We are delighted by the creation of this blog devoted to sharing ideas about how to implement a political model of animal rights that emphasizes the citizenship, sovereignty and denizenship rights of non-human animals. When we developed this model in Zoopolis, we were inspired by many grassroots initiatives for improving human-animal relations. Around the world people are engaged in grass-roots experiments for change — creating inter-species sanctuaries that explore what it is like for humans and animals to live as a community of equals; developing sustainable and ethical economic models in regions where humans and wild animal populations live side-by-side; using re-wilding and green corridors to restore to animals some control over their movement and their lives; designing new technologies to reduce the dreadful impact on animals of highways, dams, high-rises, fences, hydro lines, shipping lanes, and so on; crafting co-existence programs that allow humans and liminal animals (like pigeons, raccoons and coyotes) to share urban spaces without coming into conflict; and starting animal-friendly businesses (and disseminating nutrition knowledge) to make it easier for people to choose compassionate vegan living.
Our goal in Zoopolis is to provide a theoretical framework for thinking about how all of these initiatives fit together, and how they all contribute to a coherent conception of human-animal justice. These grassroots initiatives are evidence of a widespread desire in our societies to rethink our relationship to animals, and also evidence that we have the knowledge and the will to bring about real change. Every day, around the world, committed individuals and groups are using planning, design, technology, creativity and compassionate good sense to reduce the harms we carelessly and needlessly inflict on animals, and to create the conditions where new forms of inter-species relationships are possible. And everyday, we discover further opportunities to interact with animals as agents, as workers, as companions, as neighbours, and as co-creators of societies (whether with us, or on their own), and not simply as objects, resources, or property.

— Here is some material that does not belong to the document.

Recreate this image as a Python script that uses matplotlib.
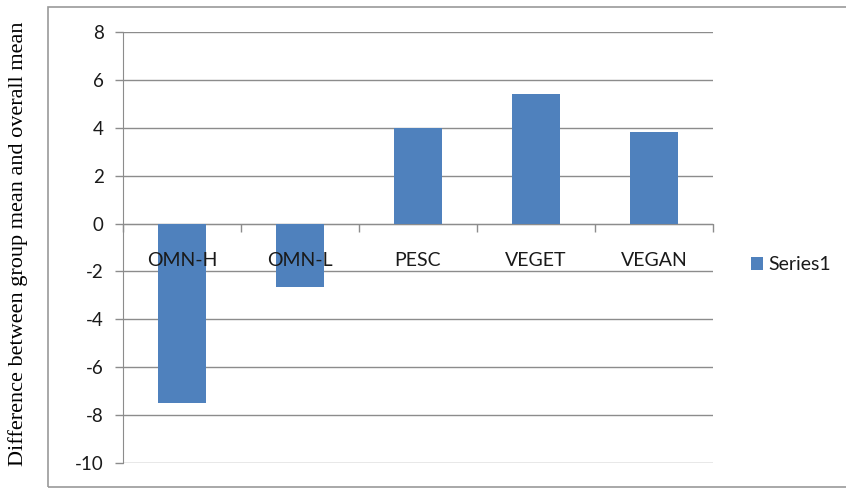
import numpy as np
import matplotlib.pyplot as plt
from matplotlib.patches import Rectangle

categories = ["OMN-H", "OMN-L", "PESC", "VEGET", "VEGAN"]
values = [-7.5, -2.67, 4.0, 5.43, 3.84]
yticks = [-10, -8, -6, -4, -2, 0, 2, 4, 6, 8]

bar_color = "#4F81BD"
grid_color = "#8C8C8C"
text_color = "#1A1A1A"

fig = plt.figure(figsize=(8.46, 4.88), dpi=100)

# outer chart border (open on the right, like the cropped original)
fig.patches.append(Rectangle((48 / 846, 1 / 488), 1.0, 480 / 488, transform=fig.transFigure,
                             fill=False, edgecolor="#9A9A9A", linewidth=1.2, clip_on=False))

ax = fig.add_axes([123 / 846, 1 - 463 / 488, (713 - 123) / 846, (463 - 32) / 488])

x = np.arange(len(categories))
ax.bar(x, values, width=0.4, color=bar_color, label="Series1", zorder=3)

ax.set_xlim(-0.5, len(categories) - 0.5)
ax.set_ylim(-10, 8)
ax.set_yticks(yticks)
ax.set_yticklabels([str(v) for v in yticks], fontsize=13.5, color=text_color, family="Lato")
ax.tick_params(axis="y", length=6, width=1, color=grid_color, pad=8)
ax.yaxis.grid(True, color=grid_color, linewidth=1, zorder=0)

# category axis sits on the zero line, ticks at category boundaries
ax.spines["bottom"].set_position(("data", 0))
ax.spines["bottom"].set_color(grid_color)
ax.spines["bottom"].set_zorder(2)
ax.spines["left"].set_color(grid_color)
ax.spines["top"].set_visible(False)
ax.spines["right"].set_visible(False)
ax.set_xticks(np.arange(-0.5, len(categories), 1.0))
ax.set_xticklabels([])
ax.tick_params(axis="x", which="major", length=6, width=1, color=grid_color, direction="out")

# category labels drawn over the bars
for xi, name in zip(x, categories):
    ax.text(xi, -1.55, name, ha="center", va="center", fontsize=14, color=text_color,
            family="Lato", zorder=5)

fig.text(18 / 846, 0.5, "Difference between group mean and overall mean", rotation=90,
         ha="center", va="center", fontsize=16, family="Liberation Serif", color="#000000")

leg = ax.legend(loc="center left", bbox_to_anchor=(1.035, 0.46), frameon=False,
                prop={"family": "Lato", "size": 14}, handlelength=0.6, handleheight=0.6,
                handletextpad=0.3)
for t in leg.get_texts():
    t.set_color(text_color)

plt.savefig("out.png", dpi=100)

However, there is a crucial missing link, and this is the fact that animals are simply invisible in our conceptions of politics. While animals are often present in our individual hearts and minds, they are entirely absent in our accounts of democracy, sovereignty, citizenship, borders, territory, the constitution, and political community more generally. As a result, all of these grassroots initiatives are both fragmented and fragile. They are not connected to any long-term political vision of where animals fit into our legal and political order. So long as politics and democracy are understood as human-only activities, then pro-animal initiatives will always be political leftovers or afterthoughts, operating in the interstices of a legal and political order that remains resolutely anthropocentric.
Our aim, therefore, is to connect these grassroots initiatives to a story about where animals fit in our theories of democracy, citizenship and political community. This is partly a matter of recognizing that animals are sentient beings and not property, but it is also, and equally importantly, a matter of recognizing that animals will inevitably and appropriately have different relations to our political community. Some will be our co-citizens, sharing intensive forms of cooperation and communication, others are better seen as citizens of their own sovereign communities on their own territory, and yet others can be seen as denizens who share the same physical space with us while still maintaining strong social distance from us. In our view, working out these different patterns of political belonging, both in theory and practice, is needed to create a world where everyone has a chance to flourish, where the vulnerable are not dependent on the goodwill of the powerful, and where the interests of all are taken into account in the design, institutions and decision-making of our shared community.
We have tried in Zoopolis to sketch what these different patterns might look like, and to suggest how a range of existing grassroots initiatives can be seen as instantiating or foreshadowing these new models of human-animal relationships. But of course we could only scratch the surface, and our ideas will need to be tested, revised and refined in the light of new initiatives and experiences around the world. We look forward to being part of this evolving conversation.